My comment is I would remove that sentence, as well as the "therefore"
in the sentence after it.

> 
> Some of the specific requirements mandated for TACACS+ servers and TACACS+ 
> clients may not be present in currently deployed implementations. New 
> implementations, and upgrades of current implementations, MUST implement the 
> recommendations.
> 
> 9.5.1 Server Side Connections
> 
> TACACS+ server implementations MUST allow the definition of individual 
> clients, and the servers MUST only accept network connection attempts from 
> these defined, known clients.
> 
> If an invalid shared secret is detected on a connection, TACACS+ server 
> implementations MUST NOT accept any new sessions on that connection. TACACS+ 
> servers MUST terminate the connection on completion of any sessions that were 
> previously established with a valid shared secret on that connection.
> 
> When a client secret is defined, TACACS+ Server implementations MUST not use 
> the TAC_PLUS_UNENCRYPTED_FLAG option when processing connections from that 
> client.
> 
> 9.5.2 Shared Secrets
> 
> TACACS+ Server and client implementations MUST treat secrets as sensitive 
> data to be managed securely.
> 
> TACACS+ Server implementations MUST allow a dedicated secret key to be 
> defined for each client, and the servers SHOULD warn administrators if secret 
> keys are not unique per client.
> 
> TACACS+ server deployment administrators SHOULD always define a secret for 
> each client.
> 
> TACACS+ server deployment administrators SHOULD use secret keys of minimum 16 
> characters length.
> 
> TACACS+ server deployment administrators SHOULD change secret keys at regular 
> intervals.

I'm not sure you need to keep saying, "server deployment
administrators".  Seems like "server administrators" is clear enough.

> 
> 9.5.3 Authentication
> 
> TACACS+ server implementations MUST allow the administrator to mandate that 
> only challenge/response options will be accepted for authentication 
> (TAC_PLUS_AUTHEN_TYPE_CHAP or TAC_PLUS_AUTHEN_TYPE_MSCHAP or 
> TAC_PLUS_AUTHEN_TYPE_MSCHAPV2 for authen_type).
> 
> TACACS+ server deployment administrators SHOULD use the option mentioned in 
> the previous paragraph. TACACS+ Server deployments SHOULD ONLY use other 
> options (such as TAC_PLUS_AUTHEN_TYPE_ASCII or TAC_PLUS_AUTHEN_TYPE_PAP) when 
> unavoidable due to requirements of identity/password systems.
> 
> TAC_PLUS_AUTHEN_SENDAUTH and TAC_PLUS_AUTHEN_SENDPASS options mentioned in 
> the original draft SHOULD not be used, due to their security implications. 
> TACACS+ server implementations SHOULD deprecate them, if they are not 
> deprecated, the implementations MUST default to the options being disabled 
> and MUST warn the user of their security impact if they are enabled.
> 
> 9.5.4 Authorization
> 
> The authorization and accounting features are intended to provide 
> extensibility and flexibility. There is a base dictionary defined in this 
> document, but is may be extended in deployments by using new attribute names. 
> The cost of the flexibility is that administrators and implementors MUST 
> ensure that the attribute and value pairs shared between the clients and 
> servers have consistent interpretation. 
> 
> If a client implementation receives receiving a mandatory authorization 
> attribute that its implementation does not define, then it SHOULD behave as 
> if it had received TAC_PLUS_AUTHOR_STATUS_FAIL.
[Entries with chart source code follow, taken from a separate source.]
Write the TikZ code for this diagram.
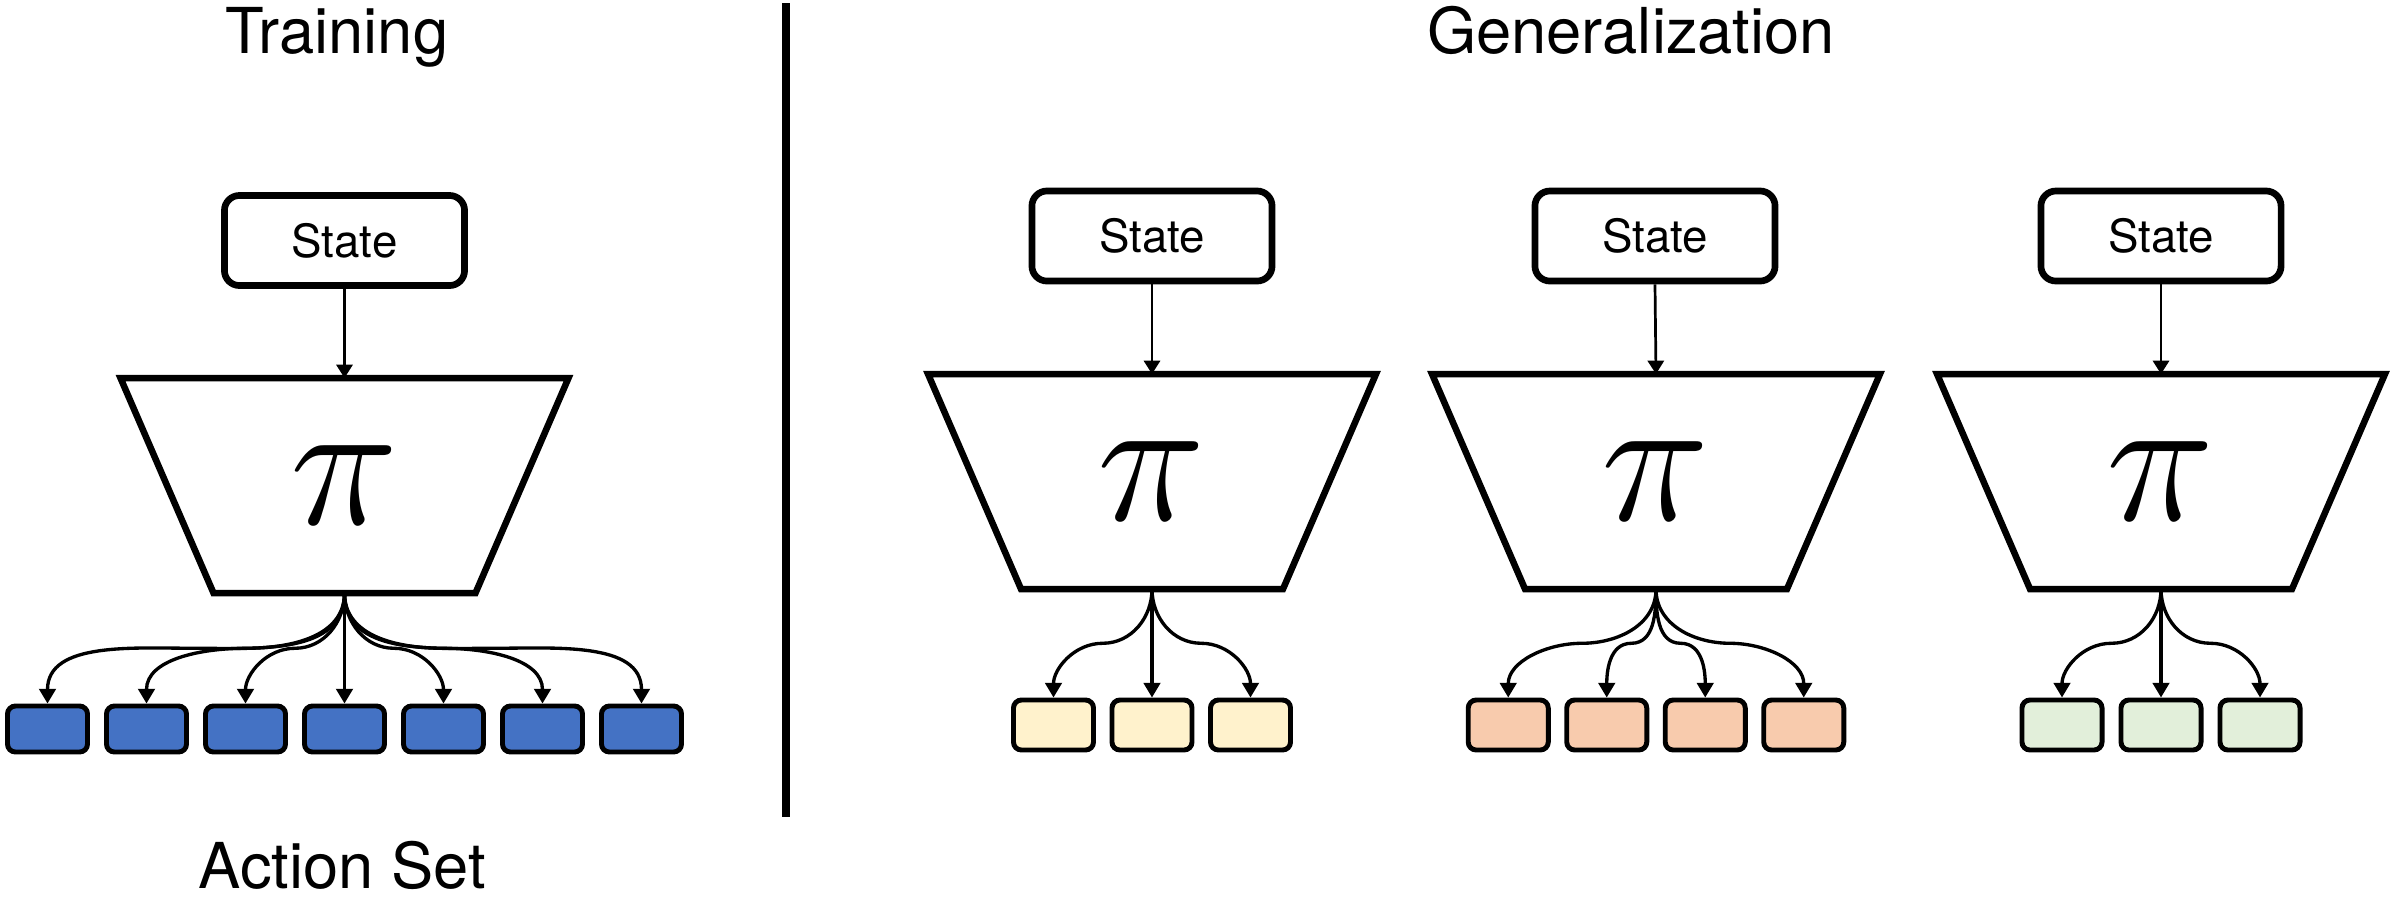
\RequirePackage{fix-cm}
\documentclass[tikz,border=0pt]{standalone}
\usepackage{fontspec}
\setmainfont{TeX Gyre Heros}
\usetikzlibrary{arrows.meta,calc}
\definecolor{actblue}{HTML}{4472C4}
\definecolor{actyellow}{HTML}{FFF2CC}
\definecolor{actorange}{HTML}{F8CBAD}
\definecolor{actgreen}{HTML}{E2EFDA}
\newcommand\policy[3]{%
  \draw[trap] (#2-224,#3) -- (#2+224,#3) -- (#2+131,#3-215) -- (#2-131,#3-215) -- cycle;
  \coordinate (#1t) at (#2,#3);
  \coordinate (#1b) at (#2,#3-215);
  \node[pinode] (#1pi) at (#2,#3-107.5) {$\pi$};
}
\newcommand\fanL[2]{\draw[fan] (#1) to[out=-90,in=0] ($(#1)!0.5!(#2.north)$) to[out=180,in=90] (#2.north);}
\newcommand\fanR[2]{\draw[fan] (#1) to[out=-90,in=180] ($(#1)!0.5!(#2.north)$) to[out=0,in=90] (#2.north);}
\newcommand\fanC[2]{\draw[fan] (#1) -- (#2.north);}
\begin{document}
\begin{tikzpicture}[x=0.01cm,y=0.01cm,
  title/.style={anchor=base,font=\fontsize{18}{20}\selectfont,inner sep=0},
  statebox/.style={draw,line width=1.9pt,rounded corners=0.15cm,minimum width=2.4cm,minimum height=0.9cm,inner sep=0,font=\fontsize{13}{15}\selectfont},
  trap/.style={draw,line width=1.85pt},
  pinode/.style={inner sep=0,font=\fontsize{52}{60}\selectfont},
  act/.style={draw,line width=1.4pt,rounded corners=0.08cm,minimum width=0.8cm,inner sep=0},
  inarrow/.style={line width=0.77pt,-{Triangle[length=3.8pt,width=4.6pt]}},
  fan/.style={line width=0.95pt,-{Triangle[length=4.2pt,width=4.7pt]}},
]
\useasboundingbox (0,-896) rectangle (2390,0);

% titles
\node[title] (ttrain) at (337,-53) {Training};
\node[title] (tgen) at (1631,-53) {Generalization};
\node[title] (tact) at (342,-888) {Action Set};

% divider
\coordinate (divtop) at (786,-3);
\coordinate (divbot) at (786,-817);
\draw[line width=2.2pt] (divtop) -- (divbot);

% ---------- training ----------
\node[statebox] (S0) at (344.5,-240.5) {State};
\policy{P0}{344.5}{-378}
\draw[inarrow] (S0.south) -- (P0t);
\foreach \i/\x in {1/47.5,2/146.5,3/245.5,4/344.5,5/443.5,6/542.5,7/641.5}
  \node[act,fill=actblue,minimum height=0.46cm] (b\i) at (\x,-729) {};
\fanL{P0b}{b1}
\fanL{P0b}{b2}
\fanL{P0b}{b3}
\fanC{P0b}{b4}
\fanR{P0b}{b5}
\fanR{P0b}{b6}
\fanR{P0b}{b7}

% ---------- generalization 1 ----------
\node[statebox] (S1) at (1152,-236) {State};
\policy{P1}{1152}{-374}
\draw[inarrow] (S1.south) -- (P1t);
\foreach \i/\x in {1/1053.5,2/1152,3/1250.5}
  \node[act,fill=actyellow,minimum height=0.5cm] (y\i) at (\x,-725) {};
\fanL{P1b}{y1}
\fanC{P1b}{y2}
\fanR{P1b}{y3}

% ---------- generalization 2 ----------
\node[statebox] (S2) at (1655,-236) {State};
\policy{P2}{1656}{-374}
\draw[inarrow] (S2.south) -- (P2t);
\foreach \i/\x in {1/1508.25,2/1606.75,3/1705.25,4/1803.75}
  \node[act,fill=actorange,minimum height=0.5cm] (o\i) at (\x,-725) {};
\fanL{P2b}{o1}
\fanL{P2b}{o2}
\fanR{P2b}{o3}
\fanR{P2b}{o4}

% ---------- generalization 3 ----------
\node[statebox] (S3) at (2161,-236) {State};
\policy{P3}{2161}{-374}
\draw[inarrow] (S3.south) -- (P3t);
\foreach \i/\x in {1/2062,2/2161,3/2260}
  \node[act,fill=actgreen,minimum height=0.5cm] (g\i) at (\x,-725) {};
\fanL{P3b}{g1}
\fanC{P3b}{g2}
\fanR{P3b}{g3}
\end{tikzpicture}
\end{document}
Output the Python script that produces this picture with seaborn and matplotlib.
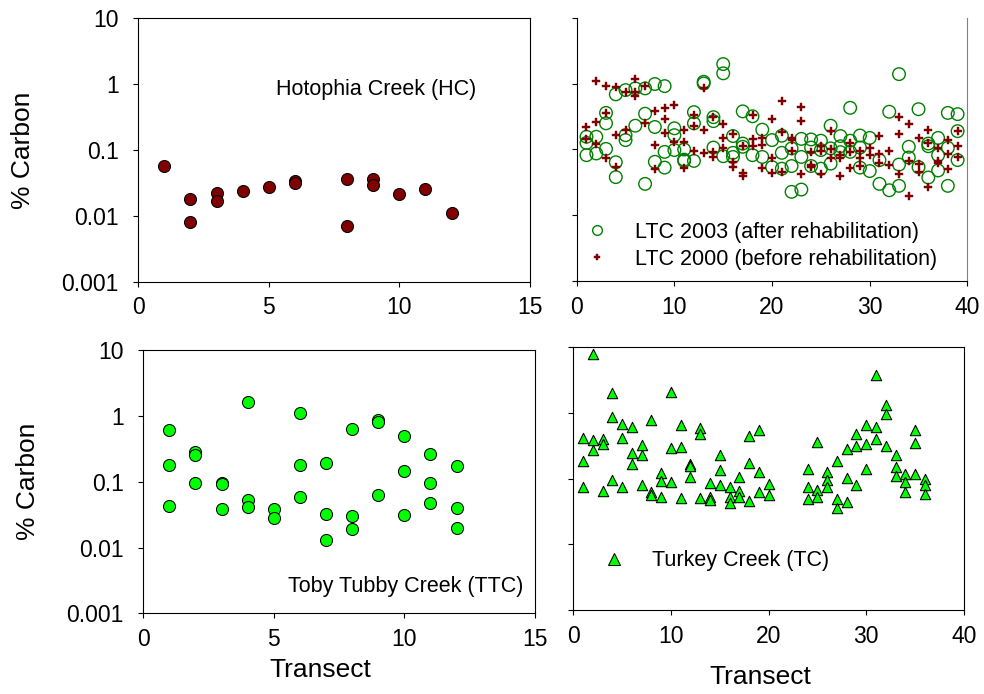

Receives receiving?  That should be reworded.

> 
> TACACS+ server deployment administrators SHOULD mandate that TACACS+ 
> authentication was used when processing authorization requests (i.e. 
> authen_method value is set to TAC_PLUS_AUTHEN_METH_TACACSPLUS).
> 
> 9.5.5 Redirection Mechanism
> 
> The original draft described a redirection mechanism 
> (TAC_PLUS_AUTHEN_STATUS_FOLLOW). This feature is difficult to secure. The the 
> option to send secret keys in the server list is particularly problematic.

You have "The the".  Remove the second "the".